There were actually 2 problems with my setup at this point - none of the UFW rules were properly applying and the Docker container ports which were mapped to the host were being bound to -all- interfaces. This is default Docker behavior I was unaware of; if your box is not behind a firewall or at least NAT’d behind a router, that port is now open to the internet.

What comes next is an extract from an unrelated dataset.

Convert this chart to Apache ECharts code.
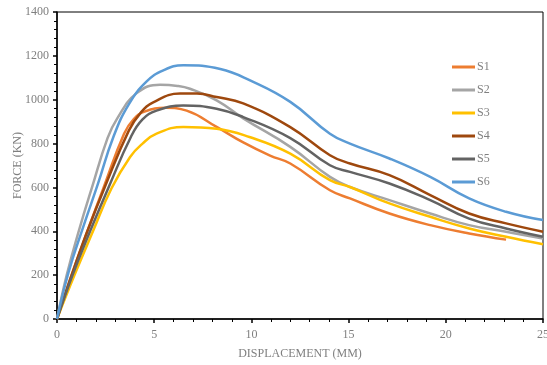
<!DOCTYPE html>
<html>
<head>
<meta charset="utf-8">
<script src="https://cdn.jsdelivr.net/npm/echarts@6/dist/echarts.min.js"></script>
<style>html,body{margin:0;padding:0;background:#fff}#c{width:547px;height:365px}</style>
</head>
<body>
<div id="c"></div>
<script>
var seriesNames = ['S1', 'S2', 'S3', 'S4', 'S5', 'S6'];
var seriesColors = ['#ED7D31', '#A5A5A5', '#FFC000', '#9E480E', '#636363', '#5B9BD5'];

var s1x = [0, 0.75, 1.56, 2.4, 3.45, 3.95, 4.5, 5.6, 6.67, 8.21, 9.58, 10.96, 12, 14.04, 15.07, 17.1, 19.2, 21.2, 23.1];
var s1y = [0, 200, 400, 600, 845, 912, 946, 963, 950, 876, 805, 745, 709, 587, 550, 481, 428, 390, 362];

var s2x = [0, 0.5, 1.15, 1.8, 2.6, 3.1, 4.1, 5.3, 6.2, 6.84, 8.21, 9.58, 12, 14.04, 15.07, 17.1, 19.2, 21.2, 23.1, 25];
var s2y = [0, 200, 410, 600, 825, 915, 1030, 1068, 1063, 1050, 997, 915, 785, 648, 602, 542, 481, 428, 398, 367];

var s3x = [0, 0.9, 1.85, 2.8, 3.76, 4.4, 5.12, 6.5, 8.21, 9.9, 12, 14.04, 15.07, 17.1, 19.2, 21.2, 23.1, 25];
var s3y = [0, 200, 400, 595, 739, 800, 845, 876, 868, 830, 754, 633, 602, 527, 466, 413, 375, 341];

var s4x = [0, 0.75, 1.56, 2.45, 3.7, 4.3, 4.95, 6.33, 7.2, 8.21, 9.58, 12, 14.04, 15.07, 17.1, 19.2, 21.2, 23.1, 25];
var s4y = [0, 200, 400, 600, 860, 940, 988, 1028, 1028, 1012, 983, 875, 747, 709, 656, 565, 481, 436, 398];

var s5x = [0, 0.8, 1.7, 2.7, 3.8, 4.4, 5.12, 6.5, 8.21, 9.58, 12, 14.04, 15.07, 17.1, 19.2, 21.2, 23.1, 25];
var s5y = [0, 200, 400, 610, 830, 910, 950, 974, 959, 921, 825, 701, 671, 618, 542, 458, 413, 375];

var s6x = [0, 0.6, 1.35, 2.1, 2.9, 3.7, 4.6, 5.47, 6.5, 8.4, 9.93, 12, 14.04, 15.07, 17.1, 19.2, 21.2, 23.1, 25];
var s6y = [0, 215, 420, 615, 830, 980, 1082, 1134, 1157, 1140, 1088, 990, 845, 800, 732, 648, 550, 489, 451];

var xTicks = [0, 5, 10, 15, 20, 25];
var yTicks = [0, 200, 400, 600, 800, 1000, 1200, 1400];

var xs = [s1x, s2x, s3x, s4x, s5x, s6x];
var ys = [s1y, s2y, s3y, s4y, s5y, s6y];

function pairs(x, y) { return x.map(function (v, i) { return [v, y[i]]; }); }

var font = 'Liberation Serif';
var series = seriesNames.map(function (n, i) {
  return {
    name: n, type: 'line', data: pairs(xs[i], ys[i]),
    smooth: 0.45, symbol: 'none', showSymbol: false,
    lineStyle: { color: seriesColors[i], width: 2.5 },
    itemStyle: { color: seriesColors[i] }
  };
});

var chart = echarts.init(document.getElementById('c'));
chart.setOption({
  animation: false,
  grid: { left: 57, right: 4, top: 12, bottom: 46, show: true, borderColor: '#000', borderWidth: 1,
          backgroundColor: 'transparent', outerBoundsMode: 'none', containLabel: false },
  legend: {
    orient: 'vertical', left: 447, top: 56,
    icon: 'rect', itemWidth: 23, itemHeight: 3, itemGap: 11,
    textStyle: { fontFamily: font, fontSize: 12, color: '#7f7f7f', padding: [0, 0, 0, -3] },
    data: seriesNames
  },
  xAxis: {
    type: 'value', min: xTicks[0], max: xTicks[xTicks.length - 1], interval: xTicks[1] - xTicks[0],
    name: 'DISPLACEMENT (MM)', nameLocation: 'middle', nameGap: 29,
    nameTextStyle: { fontFamily: font, fontSize: 12, color: '#7f7f7f' },
    axisLine: { show: true, lineStyle: { color: '#000', width: 1.5 } },
    axisTick: { show: true, length: 4, lineStyle: { color: '#000', width: 1.5 } },
    minorTick: { show: true, splitNumber: 5, length: 3, lineStyle: { color: '#000', width: 1 } },
    axisLabel: { fontFamily: font, fontSize: 12, color: '#7f7f7f', margin: 10, formatter: function (v) { return String(v); } },
    splitLine: { show: false }, minorSplitLine: { show: false }
  },
  yAxis: {
    type: 'value', min: yTicks[0], max: yTicks[yTicks.length - 1], interval: yTicks[1] - yTicks[0],
    name: 'FORCE (KN)', nameLocation: 'middle', nameGap: 33, nameMoveOverlap: false,
    nameTextStyle: { fontFamily: font, fontSize: 12, color: '#7f7f7f' },
    axisLine: { show: true, lineStyle: { color: '#000', width: 1.5 } },
    axisTick: { show: true, length: 4, lineStyle: { color: '#000', width: 1.5 } },
    minorTick: { show: true, splitNumber: 5, length: 3, lineStyle: { color: '#000', width: 1 } },
    axisLabel: { fontFamily: font, fontSize: 12, color: '#7f7f7f', margin: 8, formatter: function (v) { return String(v); } },
    splitLine: { show: false }, minorSplitLine: { show: false }
  },
  series: series
});
</script>
</body>
</html>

The fix for the firewall rules problem is actually pretty simple and Docker has documentation around it: just edit /etc/docker/daemon.json
to include {"iptables": false}
and restart Docker. I did this, but for some reason Docker threw an error after I made the change and did a service docker restart
. journalctl
was no help, but the daemon started up fine with dockerd -debug
so I ended up just restarting the server. After it came back up, Docker was running perfectly with the iptables
changes intact.
After a quick nmap
I was able to confirm the mapped ports were not accessible outside the box. I ended up not mapping any container ports to the host and just let the containers communicate directly, but Docker does allow you to bind a mapped container port to a single interface with -p IP:host_port:container_port
.
Lessons learned:
- Hetzner is a great cloud provider and I’m glad they’re proactive about kicking malicious users off their platform. If you want to try them out, you can use this referral link for €20 in cloud credits
- Docker and ufw do not play nice together by default
- Even if I’m just spinning up a test container, I should probably change default creds
- If a container doesn’t need its ports mapped to the docker host, don’t map them. Just let the containers communicate with each other directly.
- If I do map ports to the host, I need to pay attention to which interface that port binds to.